● **EXERCISE PROMPT**
Check the listing below for lines that hold "with". How many are there? Please give only the number.
-- start ITEMS --
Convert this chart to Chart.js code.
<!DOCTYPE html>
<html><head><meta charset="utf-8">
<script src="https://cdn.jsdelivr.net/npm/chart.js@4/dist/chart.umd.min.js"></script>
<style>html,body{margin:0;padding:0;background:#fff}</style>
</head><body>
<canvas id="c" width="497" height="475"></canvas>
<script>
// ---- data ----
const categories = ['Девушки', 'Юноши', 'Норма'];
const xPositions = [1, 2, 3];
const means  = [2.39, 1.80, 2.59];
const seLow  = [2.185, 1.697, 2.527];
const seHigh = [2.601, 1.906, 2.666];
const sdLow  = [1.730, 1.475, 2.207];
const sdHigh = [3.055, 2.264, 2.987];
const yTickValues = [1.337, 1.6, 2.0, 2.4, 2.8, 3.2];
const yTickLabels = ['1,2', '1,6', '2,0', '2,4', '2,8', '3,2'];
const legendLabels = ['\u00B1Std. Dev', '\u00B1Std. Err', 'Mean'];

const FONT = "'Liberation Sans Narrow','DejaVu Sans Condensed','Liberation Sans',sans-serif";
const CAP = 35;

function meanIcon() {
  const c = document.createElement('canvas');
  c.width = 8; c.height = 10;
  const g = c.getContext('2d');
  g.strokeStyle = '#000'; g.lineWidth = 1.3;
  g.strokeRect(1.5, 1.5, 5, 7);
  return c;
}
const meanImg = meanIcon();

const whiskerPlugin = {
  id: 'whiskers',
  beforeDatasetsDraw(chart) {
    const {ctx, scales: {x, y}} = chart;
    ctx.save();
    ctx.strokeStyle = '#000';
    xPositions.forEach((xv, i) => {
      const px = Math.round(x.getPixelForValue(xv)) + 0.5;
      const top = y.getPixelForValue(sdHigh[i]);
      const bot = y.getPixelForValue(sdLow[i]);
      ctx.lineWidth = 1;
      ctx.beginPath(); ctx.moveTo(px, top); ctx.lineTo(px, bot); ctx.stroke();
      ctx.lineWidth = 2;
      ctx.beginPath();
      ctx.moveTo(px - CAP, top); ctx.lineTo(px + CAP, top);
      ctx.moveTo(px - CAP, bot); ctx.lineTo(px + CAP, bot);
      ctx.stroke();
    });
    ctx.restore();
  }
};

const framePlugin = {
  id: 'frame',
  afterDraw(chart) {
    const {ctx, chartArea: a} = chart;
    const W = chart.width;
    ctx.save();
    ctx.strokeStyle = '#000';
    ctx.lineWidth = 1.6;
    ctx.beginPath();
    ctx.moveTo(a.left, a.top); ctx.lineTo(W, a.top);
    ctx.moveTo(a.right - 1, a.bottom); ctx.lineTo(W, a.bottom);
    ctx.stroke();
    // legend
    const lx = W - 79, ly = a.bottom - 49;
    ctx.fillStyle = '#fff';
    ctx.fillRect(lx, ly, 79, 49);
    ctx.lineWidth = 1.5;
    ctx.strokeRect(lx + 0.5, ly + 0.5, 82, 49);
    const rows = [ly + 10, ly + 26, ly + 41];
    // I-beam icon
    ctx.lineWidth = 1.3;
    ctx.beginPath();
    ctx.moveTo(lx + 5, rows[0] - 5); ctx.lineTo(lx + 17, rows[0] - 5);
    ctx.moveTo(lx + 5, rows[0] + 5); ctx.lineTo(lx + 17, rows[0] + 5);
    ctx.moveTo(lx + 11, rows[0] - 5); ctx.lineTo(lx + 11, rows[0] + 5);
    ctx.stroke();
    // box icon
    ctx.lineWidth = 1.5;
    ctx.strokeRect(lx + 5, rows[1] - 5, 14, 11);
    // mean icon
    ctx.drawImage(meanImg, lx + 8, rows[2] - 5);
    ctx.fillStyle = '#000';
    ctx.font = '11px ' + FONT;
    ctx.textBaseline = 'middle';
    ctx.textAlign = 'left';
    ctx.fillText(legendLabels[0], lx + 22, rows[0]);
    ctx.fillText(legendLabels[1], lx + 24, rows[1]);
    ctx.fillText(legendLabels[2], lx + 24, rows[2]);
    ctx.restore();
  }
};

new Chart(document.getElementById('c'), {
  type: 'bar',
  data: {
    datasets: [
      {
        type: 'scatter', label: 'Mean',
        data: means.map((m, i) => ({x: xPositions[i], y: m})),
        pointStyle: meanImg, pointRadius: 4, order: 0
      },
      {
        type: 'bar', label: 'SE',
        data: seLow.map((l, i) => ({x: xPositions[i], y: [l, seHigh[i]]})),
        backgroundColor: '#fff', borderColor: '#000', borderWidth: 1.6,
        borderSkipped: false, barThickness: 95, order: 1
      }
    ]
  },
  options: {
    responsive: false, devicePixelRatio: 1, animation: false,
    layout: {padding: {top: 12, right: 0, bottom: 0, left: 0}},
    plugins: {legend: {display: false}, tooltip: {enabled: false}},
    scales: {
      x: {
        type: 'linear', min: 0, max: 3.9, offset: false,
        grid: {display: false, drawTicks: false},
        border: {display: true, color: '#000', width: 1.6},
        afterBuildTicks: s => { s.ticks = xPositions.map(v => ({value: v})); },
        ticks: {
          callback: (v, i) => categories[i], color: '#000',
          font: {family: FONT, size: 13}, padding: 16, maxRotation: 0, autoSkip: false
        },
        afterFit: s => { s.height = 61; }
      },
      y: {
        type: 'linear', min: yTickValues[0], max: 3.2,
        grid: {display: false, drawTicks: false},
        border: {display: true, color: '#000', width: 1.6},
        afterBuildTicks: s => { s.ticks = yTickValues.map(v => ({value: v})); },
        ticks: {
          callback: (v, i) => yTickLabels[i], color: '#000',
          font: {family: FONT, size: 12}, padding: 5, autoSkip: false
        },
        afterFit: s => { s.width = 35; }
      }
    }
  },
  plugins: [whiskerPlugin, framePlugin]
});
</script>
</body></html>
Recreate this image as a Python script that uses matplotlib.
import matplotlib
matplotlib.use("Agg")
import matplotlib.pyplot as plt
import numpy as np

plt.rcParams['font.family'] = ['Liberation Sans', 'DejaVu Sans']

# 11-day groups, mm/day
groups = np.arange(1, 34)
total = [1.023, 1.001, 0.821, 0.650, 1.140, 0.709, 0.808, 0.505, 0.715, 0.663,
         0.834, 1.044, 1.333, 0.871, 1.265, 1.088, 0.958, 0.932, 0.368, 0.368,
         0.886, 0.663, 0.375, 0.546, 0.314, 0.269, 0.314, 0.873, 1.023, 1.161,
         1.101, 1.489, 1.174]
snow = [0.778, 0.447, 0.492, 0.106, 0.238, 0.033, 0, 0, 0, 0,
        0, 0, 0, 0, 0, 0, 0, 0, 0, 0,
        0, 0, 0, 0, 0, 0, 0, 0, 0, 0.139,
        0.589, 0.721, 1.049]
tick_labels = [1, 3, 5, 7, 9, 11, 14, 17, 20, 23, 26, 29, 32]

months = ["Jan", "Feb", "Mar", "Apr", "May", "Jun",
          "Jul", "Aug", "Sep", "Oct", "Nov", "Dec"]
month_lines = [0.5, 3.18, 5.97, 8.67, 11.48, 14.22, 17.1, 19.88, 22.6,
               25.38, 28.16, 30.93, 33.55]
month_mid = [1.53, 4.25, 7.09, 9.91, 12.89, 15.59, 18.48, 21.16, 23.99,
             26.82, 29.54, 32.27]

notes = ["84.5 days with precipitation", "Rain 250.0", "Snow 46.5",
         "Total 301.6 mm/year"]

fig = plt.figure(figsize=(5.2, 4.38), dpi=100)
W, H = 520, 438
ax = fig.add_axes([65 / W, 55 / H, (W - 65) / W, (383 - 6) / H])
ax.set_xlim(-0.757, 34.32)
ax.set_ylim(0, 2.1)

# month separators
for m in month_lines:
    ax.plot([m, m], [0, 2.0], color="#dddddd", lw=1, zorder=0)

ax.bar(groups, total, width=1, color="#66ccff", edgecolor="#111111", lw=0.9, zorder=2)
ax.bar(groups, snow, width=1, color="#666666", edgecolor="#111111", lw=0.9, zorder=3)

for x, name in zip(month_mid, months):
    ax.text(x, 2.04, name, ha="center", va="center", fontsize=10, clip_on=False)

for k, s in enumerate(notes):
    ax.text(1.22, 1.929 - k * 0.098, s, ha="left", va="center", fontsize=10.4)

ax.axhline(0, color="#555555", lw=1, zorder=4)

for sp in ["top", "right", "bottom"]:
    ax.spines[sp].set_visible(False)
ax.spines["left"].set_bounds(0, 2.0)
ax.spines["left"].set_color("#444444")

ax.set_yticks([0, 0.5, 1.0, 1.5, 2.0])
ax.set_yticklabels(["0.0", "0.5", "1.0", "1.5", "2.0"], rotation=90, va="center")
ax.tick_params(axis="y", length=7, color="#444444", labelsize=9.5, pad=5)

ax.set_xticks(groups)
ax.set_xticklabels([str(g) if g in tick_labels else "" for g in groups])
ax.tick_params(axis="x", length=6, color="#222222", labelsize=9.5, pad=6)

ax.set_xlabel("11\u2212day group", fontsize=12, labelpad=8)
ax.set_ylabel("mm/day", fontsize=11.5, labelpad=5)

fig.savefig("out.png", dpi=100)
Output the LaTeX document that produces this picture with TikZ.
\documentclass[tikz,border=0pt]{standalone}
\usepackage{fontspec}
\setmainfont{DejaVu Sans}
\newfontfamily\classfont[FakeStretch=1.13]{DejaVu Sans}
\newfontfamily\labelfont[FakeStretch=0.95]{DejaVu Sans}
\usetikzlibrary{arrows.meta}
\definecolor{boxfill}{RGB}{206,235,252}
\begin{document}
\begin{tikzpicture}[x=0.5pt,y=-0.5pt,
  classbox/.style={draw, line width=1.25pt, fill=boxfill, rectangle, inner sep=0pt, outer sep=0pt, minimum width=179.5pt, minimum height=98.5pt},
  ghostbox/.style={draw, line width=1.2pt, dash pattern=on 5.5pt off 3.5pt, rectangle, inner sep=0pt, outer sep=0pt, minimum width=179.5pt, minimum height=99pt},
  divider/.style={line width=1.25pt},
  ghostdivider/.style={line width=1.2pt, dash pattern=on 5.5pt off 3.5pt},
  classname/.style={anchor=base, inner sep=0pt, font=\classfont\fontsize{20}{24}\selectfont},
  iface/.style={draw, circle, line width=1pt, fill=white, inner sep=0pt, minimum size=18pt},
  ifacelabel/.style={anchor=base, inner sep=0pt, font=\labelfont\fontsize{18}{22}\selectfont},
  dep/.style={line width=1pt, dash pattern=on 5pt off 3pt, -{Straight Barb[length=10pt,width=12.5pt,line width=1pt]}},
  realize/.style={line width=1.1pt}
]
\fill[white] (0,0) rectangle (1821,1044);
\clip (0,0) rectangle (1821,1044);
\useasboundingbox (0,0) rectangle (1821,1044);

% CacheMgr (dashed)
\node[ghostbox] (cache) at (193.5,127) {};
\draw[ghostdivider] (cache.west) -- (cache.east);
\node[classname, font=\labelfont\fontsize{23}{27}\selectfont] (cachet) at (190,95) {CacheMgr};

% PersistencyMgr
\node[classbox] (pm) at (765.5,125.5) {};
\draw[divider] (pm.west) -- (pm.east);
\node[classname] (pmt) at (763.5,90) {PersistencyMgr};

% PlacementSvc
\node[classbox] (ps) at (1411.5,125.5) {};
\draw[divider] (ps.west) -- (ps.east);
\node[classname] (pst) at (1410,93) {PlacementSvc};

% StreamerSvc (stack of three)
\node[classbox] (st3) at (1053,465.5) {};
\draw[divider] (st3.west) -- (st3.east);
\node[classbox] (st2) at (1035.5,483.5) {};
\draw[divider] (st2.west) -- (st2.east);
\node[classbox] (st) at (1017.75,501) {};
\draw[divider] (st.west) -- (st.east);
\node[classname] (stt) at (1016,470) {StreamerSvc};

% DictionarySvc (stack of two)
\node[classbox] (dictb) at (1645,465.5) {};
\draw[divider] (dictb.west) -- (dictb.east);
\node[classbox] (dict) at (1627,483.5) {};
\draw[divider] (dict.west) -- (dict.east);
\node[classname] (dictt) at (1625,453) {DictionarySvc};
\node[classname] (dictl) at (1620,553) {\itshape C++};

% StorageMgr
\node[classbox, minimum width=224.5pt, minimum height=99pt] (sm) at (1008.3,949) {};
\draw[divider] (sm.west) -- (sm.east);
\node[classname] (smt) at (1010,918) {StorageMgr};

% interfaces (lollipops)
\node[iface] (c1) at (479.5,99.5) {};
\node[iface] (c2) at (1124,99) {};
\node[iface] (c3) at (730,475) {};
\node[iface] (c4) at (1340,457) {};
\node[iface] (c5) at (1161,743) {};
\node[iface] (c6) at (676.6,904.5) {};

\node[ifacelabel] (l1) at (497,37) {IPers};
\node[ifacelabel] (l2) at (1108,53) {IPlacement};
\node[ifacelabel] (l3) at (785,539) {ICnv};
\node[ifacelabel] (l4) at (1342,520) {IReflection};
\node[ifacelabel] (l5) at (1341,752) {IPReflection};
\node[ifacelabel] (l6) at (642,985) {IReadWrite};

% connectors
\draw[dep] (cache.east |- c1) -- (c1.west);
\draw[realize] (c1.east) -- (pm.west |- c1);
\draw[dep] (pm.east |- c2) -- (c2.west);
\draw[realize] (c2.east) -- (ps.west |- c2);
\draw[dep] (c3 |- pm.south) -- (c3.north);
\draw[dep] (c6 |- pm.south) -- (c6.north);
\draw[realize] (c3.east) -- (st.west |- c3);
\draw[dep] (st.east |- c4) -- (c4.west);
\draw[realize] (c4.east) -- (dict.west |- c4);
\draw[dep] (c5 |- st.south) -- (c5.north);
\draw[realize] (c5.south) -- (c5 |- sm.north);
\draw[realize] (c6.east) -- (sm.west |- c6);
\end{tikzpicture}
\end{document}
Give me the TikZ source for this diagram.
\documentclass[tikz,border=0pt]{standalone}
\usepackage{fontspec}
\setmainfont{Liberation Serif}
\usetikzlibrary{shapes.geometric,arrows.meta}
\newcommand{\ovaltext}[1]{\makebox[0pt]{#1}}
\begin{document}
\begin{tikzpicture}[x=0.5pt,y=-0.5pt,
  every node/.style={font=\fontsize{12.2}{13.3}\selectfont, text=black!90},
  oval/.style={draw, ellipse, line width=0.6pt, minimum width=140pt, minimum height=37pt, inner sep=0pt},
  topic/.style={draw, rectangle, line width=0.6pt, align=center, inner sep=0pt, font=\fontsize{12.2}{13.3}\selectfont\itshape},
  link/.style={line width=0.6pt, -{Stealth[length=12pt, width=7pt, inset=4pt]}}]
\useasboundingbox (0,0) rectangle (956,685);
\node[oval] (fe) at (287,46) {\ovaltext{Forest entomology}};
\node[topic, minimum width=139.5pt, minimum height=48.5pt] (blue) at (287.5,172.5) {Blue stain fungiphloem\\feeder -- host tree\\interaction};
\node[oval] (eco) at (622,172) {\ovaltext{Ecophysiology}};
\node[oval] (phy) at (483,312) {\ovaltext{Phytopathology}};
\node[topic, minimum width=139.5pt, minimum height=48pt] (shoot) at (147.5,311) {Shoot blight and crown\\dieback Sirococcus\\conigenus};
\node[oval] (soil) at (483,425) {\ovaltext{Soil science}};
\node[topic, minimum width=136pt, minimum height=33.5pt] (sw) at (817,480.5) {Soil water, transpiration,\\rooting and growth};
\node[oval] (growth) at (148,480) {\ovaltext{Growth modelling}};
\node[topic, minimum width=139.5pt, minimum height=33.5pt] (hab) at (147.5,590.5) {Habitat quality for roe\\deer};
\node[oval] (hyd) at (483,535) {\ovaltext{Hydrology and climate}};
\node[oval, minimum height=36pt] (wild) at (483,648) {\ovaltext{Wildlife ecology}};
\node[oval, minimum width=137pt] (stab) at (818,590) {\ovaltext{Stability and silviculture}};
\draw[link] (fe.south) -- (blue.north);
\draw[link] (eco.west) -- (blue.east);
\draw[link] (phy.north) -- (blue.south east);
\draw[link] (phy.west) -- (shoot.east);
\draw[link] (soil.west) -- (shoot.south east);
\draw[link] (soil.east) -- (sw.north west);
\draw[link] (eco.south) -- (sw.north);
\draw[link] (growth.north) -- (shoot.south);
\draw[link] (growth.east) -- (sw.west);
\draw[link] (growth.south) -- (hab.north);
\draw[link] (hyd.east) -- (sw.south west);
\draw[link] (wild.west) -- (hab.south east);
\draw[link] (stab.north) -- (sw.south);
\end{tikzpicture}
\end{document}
-- end ITEMS --
● **ANSWER TO THE TASK**
2